■ **Task description**:
Pick out each line with the word "this" from the material that follows.

■ **Material for the task**:
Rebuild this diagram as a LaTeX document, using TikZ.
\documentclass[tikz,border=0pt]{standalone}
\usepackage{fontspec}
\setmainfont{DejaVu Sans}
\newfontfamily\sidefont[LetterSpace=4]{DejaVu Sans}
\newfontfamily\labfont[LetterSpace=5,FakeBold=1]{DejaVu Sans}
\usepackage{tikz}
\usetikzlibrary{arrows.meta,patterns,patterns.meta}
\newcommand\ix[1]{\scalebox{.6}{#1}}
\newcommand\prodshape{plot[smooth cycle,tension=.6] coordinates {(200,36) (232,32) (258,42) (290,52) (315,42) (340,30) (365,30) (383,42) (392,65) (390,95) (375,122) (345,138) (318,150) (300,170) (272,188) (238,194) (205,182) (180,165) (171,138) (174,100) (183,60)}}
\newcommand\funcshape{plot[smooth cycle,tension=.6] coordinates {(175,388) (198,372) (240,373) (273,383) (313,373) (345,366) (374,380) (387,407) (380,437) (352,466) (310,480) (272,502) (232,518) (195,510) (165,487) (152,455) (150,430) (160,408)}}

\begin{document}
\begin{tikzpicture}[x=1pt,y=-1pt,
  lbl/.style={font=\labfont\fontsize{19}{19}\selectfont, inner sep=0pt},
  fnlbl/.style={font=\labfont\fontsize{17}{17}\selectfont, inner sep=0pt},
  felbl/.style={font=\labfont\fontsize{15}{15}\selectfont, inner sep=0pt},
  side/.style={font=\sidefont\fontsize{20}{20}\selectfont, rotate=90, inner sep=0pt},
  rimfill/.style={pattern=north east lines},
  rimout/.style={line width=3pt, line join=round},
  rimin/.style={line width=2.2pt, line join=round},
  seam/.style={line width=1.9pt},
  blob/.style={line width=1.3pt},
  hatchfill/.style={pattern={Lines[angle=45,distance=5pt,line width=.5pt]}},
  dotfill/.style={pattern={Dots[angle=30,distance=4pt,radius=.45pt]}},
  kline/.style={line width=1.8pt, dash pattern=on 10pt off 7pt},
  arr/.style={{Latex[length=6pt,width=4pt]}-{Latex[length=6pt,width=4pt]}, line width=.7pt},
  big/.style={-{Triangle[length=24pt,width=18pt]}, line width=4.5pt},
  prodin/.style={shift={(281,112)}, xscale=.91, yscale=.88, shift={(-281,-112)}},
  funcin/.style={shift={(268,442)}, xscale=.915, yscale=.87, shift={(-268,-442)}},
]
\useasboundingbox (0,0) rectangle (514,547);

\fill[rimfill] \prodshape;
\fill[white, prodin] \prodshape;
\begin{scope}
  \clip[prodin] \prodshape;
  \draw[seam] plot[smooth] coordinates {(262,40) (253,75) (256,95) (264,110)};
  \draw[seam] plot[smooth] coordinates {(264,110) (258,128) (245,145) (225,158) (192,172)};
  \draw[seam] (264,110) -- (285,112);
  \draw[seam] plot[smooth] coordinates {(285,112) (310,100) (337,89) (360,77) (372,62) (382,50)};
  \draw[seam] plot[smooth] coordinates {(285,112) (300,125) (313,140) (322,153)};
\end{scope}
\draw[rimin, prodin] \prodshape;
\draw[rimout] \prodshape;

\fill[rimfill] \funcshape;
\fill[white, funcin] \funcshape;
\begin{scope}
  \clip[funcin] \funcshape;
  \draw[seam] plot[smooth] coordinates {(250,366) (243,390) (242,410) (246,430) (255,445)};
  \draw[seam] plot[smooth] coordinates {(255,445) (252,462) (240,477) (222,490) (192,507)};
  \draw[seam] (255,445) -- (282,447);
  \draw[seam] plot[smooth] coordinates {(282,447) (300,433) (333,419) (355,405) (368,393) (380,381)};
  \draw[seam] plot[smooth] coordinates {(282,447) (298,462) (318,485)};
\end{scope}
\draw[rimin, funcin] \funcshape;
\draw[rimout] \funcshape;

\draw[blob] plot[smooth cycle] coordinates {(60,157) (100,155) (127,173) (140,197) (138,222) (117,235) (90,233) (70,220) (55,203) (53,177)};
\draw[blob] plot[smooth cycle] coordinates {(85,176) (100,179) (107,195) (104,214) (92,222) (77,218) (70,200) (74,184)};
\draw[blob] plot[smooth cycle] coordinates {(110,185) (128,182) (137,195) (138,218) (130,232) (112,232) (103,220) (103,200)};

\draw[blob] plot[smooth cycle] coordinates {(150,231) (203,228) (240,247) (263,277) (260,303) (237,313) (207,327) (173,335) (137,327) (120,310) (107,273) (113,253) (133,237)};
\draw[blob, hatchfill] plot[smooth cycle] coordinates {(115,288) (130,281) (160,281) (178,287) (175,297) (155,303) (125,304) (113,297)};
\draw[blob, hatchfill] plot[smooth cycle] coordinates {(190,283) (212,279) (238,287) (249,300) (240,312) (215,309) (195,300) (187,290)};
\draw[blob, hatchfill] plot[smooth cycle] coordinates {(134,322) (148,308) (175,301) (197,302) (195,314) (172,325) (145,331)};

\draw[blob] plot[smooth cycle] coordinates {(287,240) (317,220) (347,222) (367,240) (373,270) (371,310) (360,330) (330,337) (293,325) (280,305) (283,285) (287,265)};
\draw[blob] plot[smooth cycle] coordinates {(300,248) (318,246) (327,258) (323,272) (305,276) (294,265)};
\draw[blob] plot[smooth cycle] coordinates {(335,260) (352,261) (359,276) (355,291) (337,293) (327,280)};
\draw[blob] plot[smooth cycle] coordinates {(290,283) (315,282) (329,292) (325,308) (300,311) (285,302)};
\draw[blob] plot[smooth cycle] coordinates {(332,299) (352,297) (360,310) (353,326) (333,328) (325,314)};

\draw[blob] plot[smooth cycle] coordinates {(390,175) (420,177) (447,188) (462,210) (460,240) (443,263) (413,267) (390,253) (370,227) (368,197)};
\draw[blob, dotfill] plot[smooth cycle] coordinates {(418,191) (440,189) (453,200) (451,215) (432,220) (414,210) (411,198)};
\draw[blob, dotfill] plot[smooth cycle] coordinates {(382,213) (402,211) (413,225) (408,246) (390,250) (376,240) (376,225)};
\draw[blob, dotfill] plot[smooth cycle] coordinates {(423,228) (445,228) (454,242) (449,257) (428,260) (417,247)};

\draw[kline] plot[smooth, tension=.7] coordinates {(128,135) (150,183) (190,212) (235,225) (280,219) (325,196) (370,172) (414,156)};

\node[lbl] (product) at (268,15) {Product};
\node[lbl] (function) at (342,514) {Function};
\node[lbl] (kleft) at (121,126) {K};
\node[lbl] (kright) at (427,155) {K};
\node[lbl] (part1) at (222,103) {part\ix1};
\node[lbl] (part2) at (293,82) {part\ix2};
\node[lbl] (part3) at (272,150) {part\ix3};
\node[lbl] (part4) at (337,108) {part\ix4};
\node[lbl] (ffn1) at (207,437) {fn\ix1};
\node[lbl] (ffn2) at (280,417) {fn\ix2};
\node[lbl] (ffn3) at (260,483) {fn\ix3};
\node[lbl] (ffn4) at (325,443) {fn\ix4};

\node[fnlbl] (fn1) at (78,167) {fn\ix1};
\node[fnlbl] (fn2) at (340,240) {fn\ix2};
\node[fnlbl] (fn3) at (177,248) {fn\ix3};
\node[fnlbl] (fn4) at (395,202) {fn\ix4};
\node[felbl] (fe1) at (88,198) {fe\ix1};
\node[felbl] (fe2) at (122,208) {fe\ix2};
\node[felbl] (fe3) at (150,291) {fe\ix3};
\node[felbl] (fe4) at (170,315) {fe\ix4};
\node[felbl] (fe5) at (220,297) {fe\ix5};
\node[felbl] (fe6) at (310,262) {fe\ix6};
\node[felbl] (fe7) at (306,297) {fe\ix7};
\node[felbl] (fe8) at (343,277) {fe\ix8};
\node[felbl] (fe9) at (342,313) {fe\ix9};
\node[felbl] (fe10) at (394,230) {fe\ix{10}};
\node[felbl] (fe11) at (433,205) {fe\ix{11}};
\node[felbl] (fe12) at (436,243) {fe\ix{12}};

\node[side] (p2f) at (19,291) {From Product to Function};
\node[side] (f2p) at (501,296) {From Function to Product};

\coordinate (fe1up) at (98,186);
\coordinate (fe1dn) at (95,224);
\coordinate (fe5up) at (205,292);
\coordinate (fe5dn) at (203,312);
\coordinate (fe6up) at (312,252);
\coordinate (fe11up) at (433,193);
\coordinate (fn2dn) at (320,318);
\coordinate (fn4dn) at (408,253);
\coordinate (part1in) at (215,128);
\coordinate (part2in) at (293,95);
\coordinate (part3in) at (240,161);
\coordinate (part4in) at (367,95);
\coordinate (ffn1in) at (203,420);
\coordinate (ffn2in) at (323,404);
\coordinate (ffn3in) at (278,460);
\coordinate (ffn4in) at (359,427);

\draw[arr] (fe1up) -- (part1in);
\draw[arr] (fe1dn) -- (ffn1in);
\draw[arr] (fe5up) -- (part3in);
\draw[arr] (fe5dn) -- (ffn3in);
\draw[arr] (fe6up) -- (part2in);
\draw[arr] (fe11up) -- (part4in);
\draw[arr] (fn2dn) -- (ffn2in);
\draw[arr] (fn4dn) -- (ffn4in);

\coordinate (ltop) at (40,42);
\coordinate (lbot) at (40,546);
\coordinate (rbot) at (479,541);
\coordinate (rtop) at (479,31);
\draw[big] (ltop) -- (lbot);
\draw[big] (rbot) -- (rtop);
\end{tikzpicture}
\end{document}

--

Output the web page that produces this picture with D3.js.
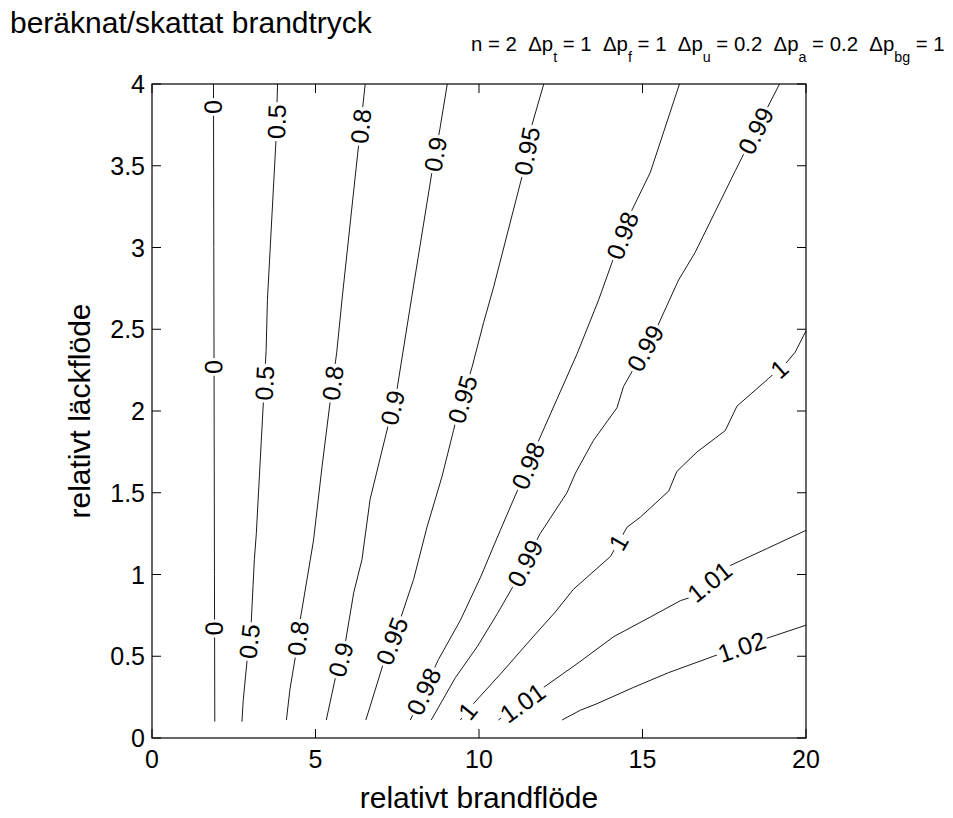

--

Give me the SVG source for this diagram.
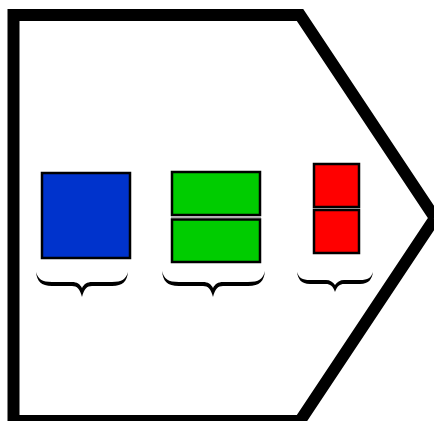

■ **Result of the exercise**:
Rebuild this diagram as a LaTeX document, using TikZ.
Output the web page that produces this picture with D3.js.
Give me the SVG source for this diagram.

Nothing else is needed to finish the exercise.